4度の倒産危機、なぜ失敗を繰り返したのか

 僕は1991年、29歳で日本IBMを退職してベンチャーを創業しました。未上場で時価総額 100億円を超えたこともあります。その結末がどうなったかは、僕の半生をグラフ化した図をご覧ください。これまでに4回の危機と再生を経験しました。

 かつて、ジャック・ウェルチという「20世紀最高の経営者」と称された経済界のスーパースターがいました。81年に米国ゼネラル・エレクトリック(GE)社のCEO(最高経営責任者)に就任し、在任20年で株価は30倍に。彼の活躍以降、MBA、M&A、リストラ、成果主義が世界的なブームとなりました。彼が目指す「勝つこと」とは、結局「自社がすべてを独占すること」なのではないかという批判もありましたが、僕は純粋に尊敬していました。

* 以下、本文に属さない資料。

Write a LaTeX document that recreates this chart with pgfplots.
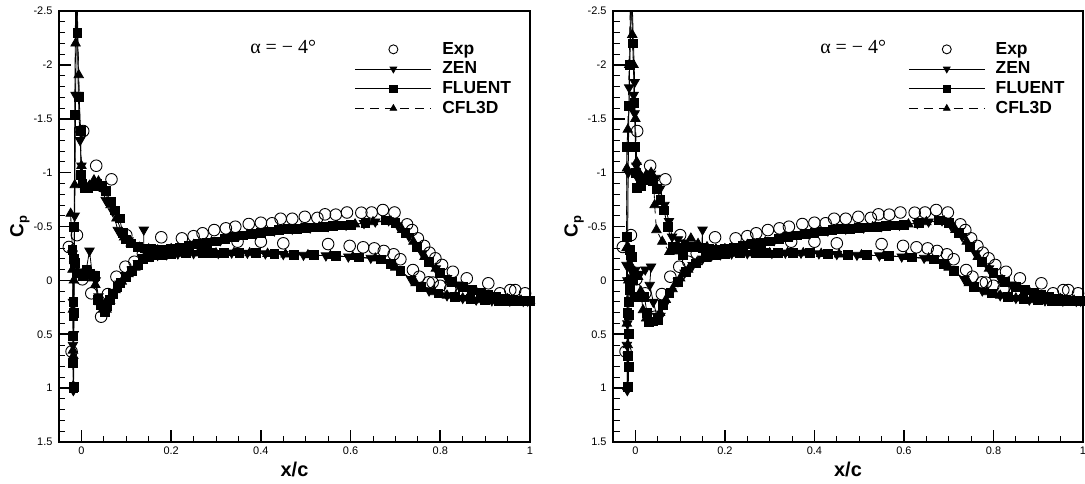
\documentclass[border=0pt]{standalone}
\usepackage{fontspec}
\setmainfont{Liberation Sans}
\newfontfamily\annotfont{Liberation Serif}
\usepackage{pgfplots}
\usepackage{pgfplotstable}
\pgfplotsset{compat=1.18}

% ---------------- experiment (same in both panels) ----------------
\pgfplotstableread{
x cp
-0.028 -0.31
-0.010 -0.42
-0.022 0.66
0.002 -0.01
0.022 0.12
0.044 0.337
0.059 0.127
0.078 -0.034
0.098 -0.127
0.118 -0.173
0.004 -1.386
0.033 -1.064
0.067 -0.938
0.100 -0.42
0.137 -0.25
0.178 -0.40
0.224 -0.39
0.250 -0.41
0.270 -0.437
0.296 -0.467
0.322 -0.483
0.343 -0.498
0.373 -0.523
0.400 -0.535
0.425 -0.530
0.444 -0.572
0.470 -0.572
0.498 -0.590
0.526 -0.580
0.543 -0.613
0.567 -0.610
0.592 -0.630
0.624 -0.628
0.647 -0.630
0.672 -0.653
0.698 -0.630
0.726 -0.520
0.737 -0.467
0.750 -0.390
0.764 -0.320
0.776 -0.257
0.789 -0.205
0.804 -0.143
0.828 -0.080
0.859 -0.019
0.907 0.027
0.933 0.120
0.956 0.090
0.967 0.090
0.989 0.120
0.348 -0.359
0.400 -0.359
0.450 -0.344
0.550 -0.337
0.598 -0.320
0.628 -0.307
0.653 -0.297
0.674 -0.273
0.696 -0.242
0.711 -0.196
0.739 -0.096
0.753 -0.034
0.774 0.018
0.783 0.020
0.800 0.050
0.822 0.080
0.848 0.105
}\expdata

% ---------------- aft part of each solution (upper 0.2 -> TE -> lower 0.2) ----------------
\pgfplotstableread{
x cp
0.18 -0.280
0.20 -0.290
0.22 -0.305
0.24 -0.320
0.26 -0.340
0.28 -0.350
0.30 -0.362
0.32 -0.385
0.34 -0.405
0.36 -0.418
0.38 -0.430
0.40 -0.442
0.42 -0.455
0.44 -0.467
0.46 -0.475
0.48 -0.480
0.50 -0.485
0.52 -0.492
0.54 -0.498
0.56 -0.505
0.58 -0.510
0.60 -0.518
0.633 -0.530
0.678 -0.556
0.700 -0.530
0.722 -0.440
0.748 -0.310
0.774 -0.175
0.800 -0.070
0.826 0.012
0.850 0.058
0.870 0.090
0.890 0.115
0.907 0.136
0.925 0.155
0.944 0.168
0.960 0.178
0.975 0.185
0.988 0.188
1.000 0.190
0.990 0.192
0.978 0.191
0.965 0.190
0.950 0.189
0.930 0.188
0.900 0.185
0.867 0.175
0.833 0.152
0.796 0.120
0.756 0.059
0.711 -0.090
0.690 -0.150
0.667 -0.195
0.618 -0.214
0.567 -0.226
0.518 -0.234
0.474 -0.238
0.430 -0.246
0.389 -0.252
0.352 -0.257
0.318 -0.255
0.292 -0.252
0.270 -0.252
0.233 -0.250
0.200 -0.245
0.180 -0.240
}\fluentaft

\pgfplotstableread{
x cp
0.19 -0.285
0.23 -0.312
0.27 -0.345
0.31 -0.372
0.35 -0.412
0.39 -0.436
0.43 -0.461
0.47 -0.478
0.51 -0.489
0.55 -0.502
0.59 -0.514
0.63 -0.530
0.655 -0.545
0.685 -0.556
0.705 -0.510
0.730 -0.410
0.760 -0.250
0.790 -0.110
0.815 -0.020
0.840 0.040
0.865 0.085
0.895 0.120
0.930 0.160
0.965 0.180
0.995 0.190
0.985 0.192
0.955 0.190
0.915 0.187
0.880 0.180
0.850 0.165
0.815 0.140
0.775 0.095
0.735 -0.010
0.690 -0.150
0.645 -0.208
0.595 -0.220
0.545 -0.230
0.495 -0.236
0.450 -0.243
0.410 -0.249
0.370 -0.255
0.335 -0.256
0.305 -0.253
0.250 -0.251
0.215 -0.248
0.19 -0.242
}\zenaft

\pgfplotstableread{
x cp
0.20 -0.290
0.25 -0.330
0.29 -0.356
0.33 -0.395
0.37 -0.424
0.41 -0.449
0.45 -0.471
0.49 -0.483
0.53 -0.495
0.57 -0.508
0.61 -0.521
0.65 -0.542
0.69 -0.548
0.715 -0.470
0.740 -0.360
0.765 -0.220
0.790 -0.110
0.820 0.000
0.855 0.070
0.880 0.105
0.915 0.145
0.950 0.172
0.980 0.186
1.000 0.190
0.970 0.190
0.940 0.189
0.910 0.187
0.885 0.182
0.850 0.165
0.815 0.140
0.785 0.108
0.745 0.025
0.700 -0.120
0.655 -0.205
0.605 -0.218
0.555 -0.228
0.505 -0.235
0.455 -0.242
0.415 -0.248
0.375 -0.254
0.340 -0.256
0.300 -0.253
0.260 -0.252
0.225 -0.249
0.20 -0.245
}\cflaft

% ---------------- leading-edge part, left panel ----------------
\pgfplotstableread{
x cp
0.180 -0.280
0.165 -0.282
0.156 -0.297
0.142 -0.297
0.126 -0.310
0.111 -0.344
0.100 -0.380
0.092 -0.440
0.085 -0.576
0.075 -0.650
0.065 -0.730
0.054 -0.833
0.045 -0.880
0.035 -0.895
0.025 -0.880
0.015 -0.860
0.007 -0.860
0.002 -0.900
-0.001 -0.978
-0.002 -1.386
-0.005 -1.700
-0.009 -2.300
-0.011 -2.800
-0.013 -2.600
-0.015 -1.535
-0.016 -0.500
-0.017 0.300
-0.0175 0.987
-0.0180 1.000
-0.0185 0.770
-0.0185 0.520
-0.0180 0.330
-0.0180 0.200
-0.0200 -0.282
-0.0170 -0.200
-0.0150 -0.160
-0.0080 -0.065
0.004 -0.040
0.011 -0.100
0.020 -0.060
0.030 -0.040
0.037 0.180
0.044 0.229
0.052 0.290
0.058 0.240
0.064 0.180
0.070 0.127
0.080 0.060
0.087 0.020
0.100 -0.030
0.113 -0.090
0.125 -0.140
0.137 -0.200
0.150 -0.220
0.165 -0.235
0.180 -0.240
}\fluentleA

\pgfplotstableread{
x cp
0.190 -0.285
0.160 -0.285
0.139 -0.300
0.139 -0.470
0.139 -0.290
0.125 -0.315
0.105 -0.370
0.090 -0.440
0.081 -0.468
0.070 -0.640
0.054 -0.746
0.045 -0.860
0.030 -0.895
0.015 -0.870
0.005 -0.880
0.000 -1.064
-0.003 -1.300
-0.007 -1.720
-0.010 -2.700
-0.013 -1.720
-0.015 -0.600
-0.017 0.500
-0.018 1.020
-0.019 0.600
-0.019 0.200
-0.020 -0.250
-0.016 -0.150
-0.010 -0.080
0.000 -0.050
0.010 -0.080
0.018 -0.275
0.024 -0.060
0.032 0.000
0.038 0.150
0.045 0.250
0.052 0.280
0.060 0.200
0.072 0.110
0.085 0.030
0.098 -0.040
0.112 -0.100
0.126 -0.160
0.140 -0.210
0.155 -0.225
0.170 -0.235
0.190 -0.242
}\zenleA

\pgfplotstableread{
x cp
0.200 -0.290
0.170 -0.280
0.150 -0.290
0.130 -0.305
0.110 -0.345
0.095 -0.400
0.078 -0.576
0.065 -0.700
0.050 -0.850
0.038 -0.920
0.028 -0.930
0.018 -0.880
0.008 -0.870
0.000 -1.064
-0.003 -1.400
-0.006 -1.906
-0.010 -2.700
-0.013 -2.200
-0.015 -0.885
-0.017 0.000
-0.018 0.700
-0.018 0.980
-0.019 0.650
-0.019 0.270
-0.020 -0.100
-0.024 -0.620
-0.020 -0.290
-0.016 -0.180
-0.008 -0.080
0.004 -0.050
0.015 -0.070
0.025 -0.020
0.031 0.040
0.040 0.200
0.048 0.270
0.056 0.270
0.064 0.190
0.076 0.090
0.090 0.010
0.105 -0.060
0.120 -0.120
0.135 -0.190
0.150 -0.215
0.170 -0.232
0.200 -0.245
}\cflleA

% ---------------- leading-edge part, right panel ----------------
\pgfplotstableread{
x cp
0.180 -0.280
0.165 -0.290
0.150 -0.300
0.128 -0.313
0.113 -0.313
0.106 -0.240
0.095 -0.300
0.084 -0.313
0.072 -0.500
0.064 -0.650
0.056 -0.746
0.048 -0.850
0.040 -0.920
0.030 -0.950
0.020 -0.930
0.012 -0.880
0.004 -0.855
0.001 -1.000
0.000 -1.240
-0.002 -1.650
-0.006 -2.200
-0.010 -2.800
-0.013 -2.000
-0.014 -1.620
-0.019 -1.240
-0.019 -0.400
-0.018 0.300
-0.017 0.700
-0.016 0.987
-0.015 0.800
-0.015 0.500
-0.014 0.320
-0.015 0.198
-0.013 0.090
-0.0127 0.012
-0.0127 -0.282
-0.008 -0.220
-0.005 0.000
-0.002 0.151
0.010 0.151
0.020 0.151
0.026 0.300
0.030 0.383
0.040 0.380
0.050 0.368
0.061 0.229
0.076 0.120
0.095 0.012
0.113 -0.080
0.136 -0.158
0.158 -0.220
0.180 -0.240
}\fluentleB

\pgfplotstableread{
x cp
0.190 -0.285
0.170 -0.290
0.150 -0.300
0.150 -0.470
0.148 -0.300
0.130 -0.330
0.110 -0.350
0.095 -0.380
0.082 -0.405
0.075 -0.550
0.065 -0.700
0.055 -0.850
0.045 -0.950
0.035 -0.990
0.025 -0.960
0.015 -0.920
0.005 -0.950
0.002 -1.064
-0.0016 -1.550
-0.004 -1.720
-0.0016 -1.840
-0.008 -2.700
-0.014 -1.790
-0.016 -1.000
-0.018 0.000
-0.019 0.600
-0.018 1.020
-0.017 0.700
-0.018 0.400
-0.020 -0.143
-0.010 -0.100
0.000 -0.096
0.010 -0.060
0.022 -0.100
0.035 -0.127
0.032 0.043
0.040 0.200
0.048 0.330
0.056 0.330
0.066 0.220
0.080 0.100
0.095 0.010
0.110 -0.070
0.128 -0.140
0.150 -0.200
0.170 -0.230
0.190 -0.242
}\zenleB

\pgfplotstableread{
x cp
0.200 -0.290
0.180 -0.290
0.160 -0.310
0.140 -0.340
0.124 -0.390
0.110 -0.320
0.095 -0.280
0.085 -0.270
0.076 -0.266
0.060 -0.360
0.047 -0.468
0.043 -0.700
0.041 -0.950
0.035 -1.000
0.024 -0.978
0.015 -0.950
0.008 -1.000
0.003 -1.100
0.000 -1.500
-0.004 -2.000
-0.007 -2.280
-0.010 -2.800
-0.014 -2.000
-0.017 -1.400
-0.019 -1.040
-0.020 -0.300
-0.019 0.400
-0.018 0.990
-0.017 0.600
-0.016 0.000
-0.015 -0.300
-0.012 -0.150
-0.005 -0.050
0.006 -0.034
0.012 0.100
0.017 0.275
0.024 0.352
0.034 0.380
0.044 0.370
0.055 0.300
0.068 0.180
0.083 0.080
0.100 -0.020
0.118 -0.100
0.138 -0.170
0.160 -0.215
0.180 -0.235
0.200 -0.245
}\cflleB

\pgfplotsset{
  cfdleg/.style={legend image code/.code={%
      \draw[mark repeat=2,mark phase=2,mark size=3.8bp] plot coordinates {(0bp,0bp) (38bp,0bp) (76bp,0bp)};}},
  expstyle/.style={only marks, mark=o, mark size=5.8bp, black, line width=0.9bp,
      legend image code/.code={\draw[mark size=4.5bp] plot coordinates {(38bp,0bp)};}},
  zenstyle/.style={black, line width=0.8bp, mark=triangle*, mark size=5.4bp,
      mark options={rotate=180, solid}, cfdleg},
  fluentstyle/.style={black, line width=0.8bp, mark=square*, mark size=4.4bp,
      mark options={solid}, cfdleg},
  cflstyle/.style={black, line width=0.8bp, dash pattern=on 9bp off 6bp,
      mark=triangle*, mark size=5.4bp, mark options={solid}, cfdleg},
  cpaxis/.style={
    anchor=south west,
    scale only axis,
    height=431bp,
    xmin=-0.05, xmax=1,
    ymin=-2.5, ymax=1.5,
    y dir=reverse,
    xtick={0,0.2,0.4,0.6,0.8,1},
    xticklabels={0,0.2,0.4,0.6,0.8,1},
    minor x tick num=3,
    ytick={-2.5,-2,-1.5,-1,-0.5,0,0.5,1,1.5},
    yticklabels={-2.5,-2,-1.5,-1,-0.5,0,0.5,1,1.5},
    minor y tick num=4,
    tick align=inside,
    xtick pos=bottom, ytick pos=left,
    major tick length=12bp, minor tick length=6.5bp,
    every major tick/.append style={line width=1.6bp, black},
    every minor tick/.append style={line width=0.9bp, black},
    axis line style={line width=1.8bp},
    tick label style={font=\fontsize{11}{13}\selectfont},
    xticklabel style={yshift=-1.5bp},
    yticklabel style={xshift=-3bp},
    xlabel={x/c},
    ylabel={C\raisebox{-0.35ex}{\fontsize{13}{13}\selectfont p}},
    every axis x label/.style={at={(axis description cs:0.5,-0.081)}, anchor=base,
       font=\bfseries\fontsize{20}{24}\selectfont},
    every axis y label/.style={at={(axis description cs:-0.083,0.5)}, anchor=center, rotate=90,
       font=\bfseries\fontsize{19}{22}\selectfont},
    legend style={at={(0.628,0.933)}, anchor=north west, draw=none, fill=none,
       inner sep=0pt, row sep=1.2bp, column sep=9bp,
       font=\bfseries\fontsize{17.5}{19}\selectfont,
       nodes={inner sep=1.5bp, text height=12.5bp, text depth=3bp}},
    legend cell align=left,
  }
}

\begin{document}
\begin{tikzpicture}
\path[use as bounding box] (0,0) rectangle (1085bp,484bp);

\begin{axis}[cpaxis, at={(59bp,42bp)}, width=471bp]
  \addplot[expstyle] table {\expdata};
  \addlegendentry{Exp}
  \addplot[zenstyle, forget plot] table {\zenaft};
  \addplot[zenstyle] table {\zenleA};
  \addlegendentry{ZEN}
  \addplot[fluentstyle, forget plot] table {\fluentaft};
  \addplot[fluentstyle] table {\fluentleA};
  \addlegendentry{FLUENT}
  \addplot[cflstyle, forget plot] table {\cflaft};
  \addplot[cflstyle] table {\cflleA};
  \addlegendentry{CFL3D}
  \node[font=\annotfont\fontsize{20}{24}\selectfont] at (rel axis cs:0.476,0.917) {α = − 4°};
\end{axis}

\begin{axis}[cpaxis, at={(613bp,42bp)}, width=470bp]
  \addplot[expstyle] table {\expdata};
  \addlegendentry{Exp}
  \addplot[zenstyle, forget plot] table {\zenaft};
  \addplot[zenstyle] table {\zenleB};
  \addlegendentry{ZEN}
  \addplot[fluentstyle, forget plot] table {\fluentaft};
  \addplot[fluentstyle] table {\fluentleB};
  \addlegendentry{FLUENT}
  \addplot[cflstyle, forget plot] table {\cflaft};
  \addplot[cflstyle] table {\cflleB};
  \addlegendentry{CFL3D}
  \node[font=\annotfont\fontsize{20}{24}\selectfont] at (rel axis cs:0.511,0.917) {α = − 4°};
\end{axis}
\end{tikzpicture}
\end{document}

 「競争に勝って、利益と規模を追求する」タイプの経営者は、「業界でNo.1になって利益を独占したい」→「相乗効果のある新業界に参入して利益を独占したい」→「世界で最も価値のある会社になりたい」と夢を膨らませていきます。もし本当に勝てれば、株主と経営者に大金が入り、成功者とたたえられる。しかし失敗すれば、短期利益を求める株主から容赦なくクビにされる。経営者は常に、そんな恐れに駆られてもいます。

 しかし、そもそもお金や地位や影響力で本当に経営者は幸せになるのだろうか? 僕はこのシンプルな問いを、4回目の失敗の後で自分に突き付けることになります。